Nothing but the lines from the top of the data to the line holding "H1030 A85,85 0" should be printed, word for word and both ends included; leave the pictures out.

» Given material
-- Start --
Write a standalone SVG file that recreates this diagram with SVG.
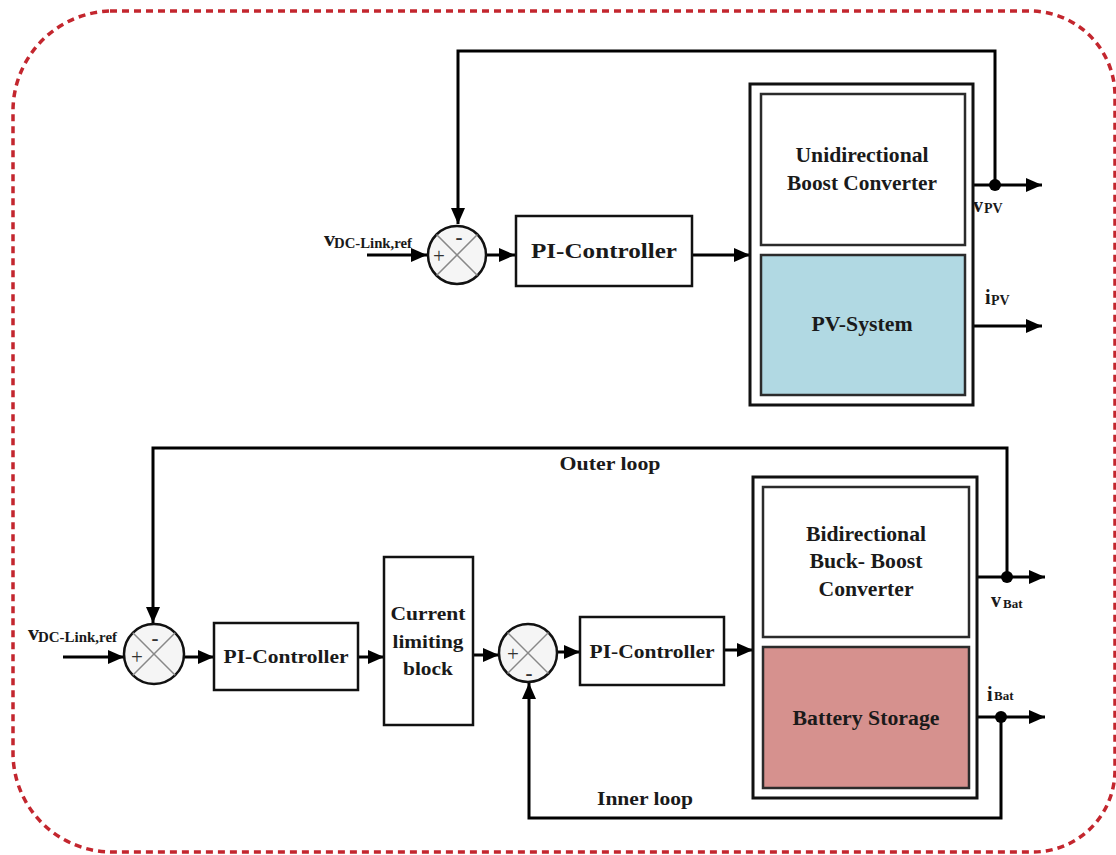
<svg xmlns="http://www.w3.org/2000/svg" width="1116" height="855" viewBox="0 0 1116 855">
<defs>
<marker id="ah" markerUnits="userSpaceOnUse" markerWidth="16" markerHeight="14" refX="16" refY="7" orient="auto">
<path d="M0,0 L16,7 L0,14 z" fill="#000"/>
</marker>
</defs>
<style>
.t{font-family:"Liberation Serif","Times New Roman",serif;font-weight:bold;fill:#1a1a1a}
.box{fill:#fff;stroke:#111;stroke-width:2.5}
.outer{fill:#fff;stroke:#111;stroke-width:3}
.inner{stroke:#2b2b2b;stroke-width:2.5}
.ln{fill:none;stroke:#000;stroke-width:3}
.sum{fill:#f5f5f5;stroke:#111;stroke-width:2.5}
.x{stroke:#888;stroke-width:1.5}
.sg{font-family:"Liberation Serif",serif;font-size:21px;fill:#333}
</style>
<rect width="1116" height="855" fill="#fff"/>
<path d="M110,11 H1030 A85,85 0 0 1 1115,96 V770 A82,82 0 0 1 1033,852 H112 A99,99 0 0 1 13,753 V111 A100,100 0 0 1 110,11 Z" fill="none" stroke="#c3262e" stroke-width="3.5" stroke-dasharray="7,5"/>

<g id="connectors">
<path class="ln" d="M995,185 V51 H458 V224" marker-end="url(#ah)"/>
<path class="ln" d="M367,255 H427" marker-end="url(#ah)"/>
<path class="ln" d="M486,255 H515" marker-end="url(#ah)"/>
<path class="ln" d="M692,255 H750" marker-end="url(#ah)"/>
<path class="ln" d="M973,185 H1042" marker-end="url(#ah)"/>
<path class="ln" d="M973,326 H1042" marker-end="url(#ah)"/>
<circle cx="995" cy="185" r="6" fill="#000"/>

<path class="ln" d="M1007,577 V448 H153 V623" marker-end="url(#ah)"/>
<path class="ln" d="M63,657 H124" marker-end="url(#ah)"/>
<path class="ln" d="M184,657 H214" marker-end="url(#ah)"/>
<path class="ln" d="M358,657 H384" marker-end="url(#ah)"/>
<path class="ln" d="M473,655 H499" marker-end="url(#ah)"/>
<path class="ln" d="M557,652 H580" marker-end="url(#ah)"/>
<path class="ln" d="M724,650 H753" marker-end="url(#ah)"/>
<path class="ln" d="M977,577 H1045" marker-end="url(#ah)"/>
<path class="ln" d="M977,717 H1045" marker-end="url(#ah)"/>
<path class="ln" d="M1001,717 V818 H529 V683" marker-end="url(#ah)"/>
<circle cx="1007" cy="577" r="6" fill="#000"/>
<circle cx="1001" cy="717" r="6" fill="#000"/>
</g>

<g id="label-vdc-top">
<text class="t" x="324" y="246" font-size="22">v</text>
<text class="t" x="334" y="248" font-size="14.5" textLength="78" lengthAdjust="spacingAndGlyphs">DC-Link,ref</text>
</g>
<g id="sum-top">
<circle class="sum" cx="457" cy="255" r="29"/>
<line class="x" x1="436.5" y1="234.5" x2="477.5" y2="275.5"/>
<line class="x" x1="477.5" y1="234.5" x2="436.5" y2="275.5"/>
<text class="sg" x="439" y="263" text-anchor="middle">+</text>
<text class="sg" x="459" y="244" text-anchor="middle" font-weight="bold">-</text>
</g>
<g id="pi-top">
<rect class="box" x="516" y="216" width="176" height="70"/>
<text class="t" x="604" y="258" font-size="21" text-anchor="middle" textLength="146" lengthAdjust="spacingAndGlyphs">PI-Controller</text>
</g>
<g id="pv-unit">
<rect class="outer" x="750" y="84" width="223" height="321"/>
<rect class="inner" x="761" y="94" width="204" height="151" fill="#fff"/>
<text class="t" x="862" y="162" font-size="20" text-anchor="middle" textLength="133" lengthAdjust="spacingAndGlyphs">Unidirectional</text>
<text class="t" x="862" y="190" font-size="20" text-anchor="middle" textLength="150" lengthAdjust="spacingAndGlyphs">Boost Converter</text>
<rect class="inner" x="761" y="255" width="204" height="140" fill="#b1d9e3"/>
<text class="t" x="862" y="331" font-size="20" text-anchor="middle" textLength="101" lengthAdjust="spacingAndGlyphs">PV-System</text>
</g>
<g id="label-vpv">
<text class="t" x="973" y="212" font-size="20">v</text>
<text class="t" x="984" y="213" font-size="14">PV</text>
</g>
<g id="label-ipv">
<text class="t" x="985" y="304" font-size="20">i</text>
<text class="t" x="991" y="305" font-size="14">PV</text>
</g>

<g id="label-outer-loop">
<text class="t" x="610" y="470" font-size="19" text-anchor="middle" textLength="101" lengthAdjust="spacingAndGlyphs">Outer loop</text>
</g>
<g id="label-vdc-bottom">
<text class="t" x="28" y="640" font-size="22">v</text>
<text class="t" x="38" y="642" font-size="14.5" textLength="79" lengthAdjust="spacingAndGlyphs">DC-Link,ref</text>
</g>
<g id="sum-outer">
<circle class="sum" cx="154" cy="654" r="30"/>
<line class="x" x1="132.8" y1="632.8" x2="175.2" y2="675.2"/>
<line class="x" x1="175.2" y1="632.8" x2="132.8" y2="675.2"/>
<text class="sg" x="137" y="664" text-anchor="middle">+</text>
<text class="sg" x="155" y="645" text-anchor="middle" font-weight="bold">-</text>
</g>
<g id="pi-outer">
<rect class="box" x="214" y="623" width="144" height="67"/>
<text class="t" x="286" y="663" font-size="19" text-anchor="middle" textLength="125" lengthAdjust="spacingAndGlyphs">PI-Controller</text>
</g>
<g id="current-limit">
<rect class="box" x="384" y="557" width="89" height="168" stroke-width="3"/>
<text class="t" x="428" y="620" font-size="19" text-anchor="middle" textLength="75" lengthAdjust="spacingAndGlyphs">Current</text>
<text class="t" x="428" y="648" font-size="19" text-anchor="middle" textLength="71" lengthAdjust="spacingAndGlyphs">limiting</text>
<text class="t" x="428" y="675" font-size="19" text-anchor="middle" textLength="50" lengthAdjust="spacingAndGlyphs">block</text>
</g>
<g id="sum-inner">
<circle class="sum" cx="528" cy="653" r="29"/>
<line class="x" x1="507.5" y1="632.5" x2="548.5" y2="673.5"/>
<line class="x" x1="548.5" y1="632.5" x2="507.5" y2="673.5"/>
<text class="sg" x="513" y="661" text-anchor="middle">+</text>
<text class="sg" x="529" y="680" text-anchor="middle" font-weight="bold">-</text>
</g>
<g id="pi-inner">
<rect class="box" x="580" y="617" width="144" height="68"/>
<text class="t" x="652" y="658" font-size="19" text-anchor="middle" textLength="125" lengthAdjust="spacingAndGlyphs">PI-Controller</text>
</g>
<g id="battery-unit">
<rect class="outer" x="753" y="477" width="224" height="321"/>
<rect class="inner" x="763" y="487" width="206" height="150" fill="#fff"/>
<text class="t" x="866" y="541" font-size="20" text-anchor="middle" textLength="120" lengthAdjust="spacingAndGlyphs">Bidirectional</text>
<text class="t" x="866" y="568" font-size="20" text-anchor="middle" textLength="113" lengthAdjust="spacingAndGlyphs">Buck- Boost</text>
<text class="t" x="866" y="596" font-size="20" text-anchor="middle" textLength="95" lengthAdjust="spacingAndGlyphs">Converter</text>
<rect class="inner" x="763" y="647" width="206" height="141" fill="#d6918e"/>
<text class="t" x="866" y="725" font-size="20" text-anchor="middle" textLength="147" lengthAdjust="spacingAndGlyphs">Battery Storage</text>
</g>
<g id="label-vbat">
<text class="t" x="991" y="607" font-size="20">v</text>
<text class="t" x="1003" y="608" font-size="13">Bat</text>
</g>
<g id="label-ibat">
<text class="t" x="987" y="701" font-size="20">i</text>
<text class="t" x="994" y="700" font-size="13">Bat</text>
</g>
<g id="label-inner-loop">
<text class="t" x="645" y="805" font-size="19" text-anchor="middle" textLength="96" lengthAdjust="spacingAndGlyphs">Inner loop</text>
</g>
</svg>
-- End --
» Written answer
Write a standalone SVG file that recreates this diagram with SVG.
<svg xmlns="http://www.w3.org/2000/svg" width="1116" height="855" viewBox="0 0 1116 855">
<defs>
<marker id="ah" markerUnits="userSpaceOnUse" markerWidth="16" markerHeight="14" refX="16" refY="7" orient="auto">
<path d="M0,0 L16,7 L0,14 z" fill="#000"/>
</marker>
</defs>
<style>
.t{font-family:"Liberation Serif","Times New Roman",serif;font-weight:bold;fill:#1a1a1a}
.box{fill:#fff;stroke:#111;stroke-width:2.5}
.outer{fill:#fff;stroke:#111;stroke-width:3}
.inner{stroke:#2b2b2b;stroke-width:2.5}
.ln{fill:none;stroke:#000;stroke-width:3}
.sum{fill:#f5f5f5;stroke:#111;stroke-width:2.5}
.x{stroke:#888;stroke-width:1.5}
.sg{font-family:"Liberation Serif",serif;font-size:21px;fill:#333}
</style>
<rect width="1116" height="855" fill="#fff"/>
<path d="M110,11 H1030 A85,85 0 0 1 1115,96 V770 A82,82 0 0 1 1033,852 H112 A99,99 0 0 1 13,753 V111 A100,100 0 0 1 110,11 Z" fill="none" stroke="#c3262e" stroke-width="3.5" stroke-dasharray="7,5"/>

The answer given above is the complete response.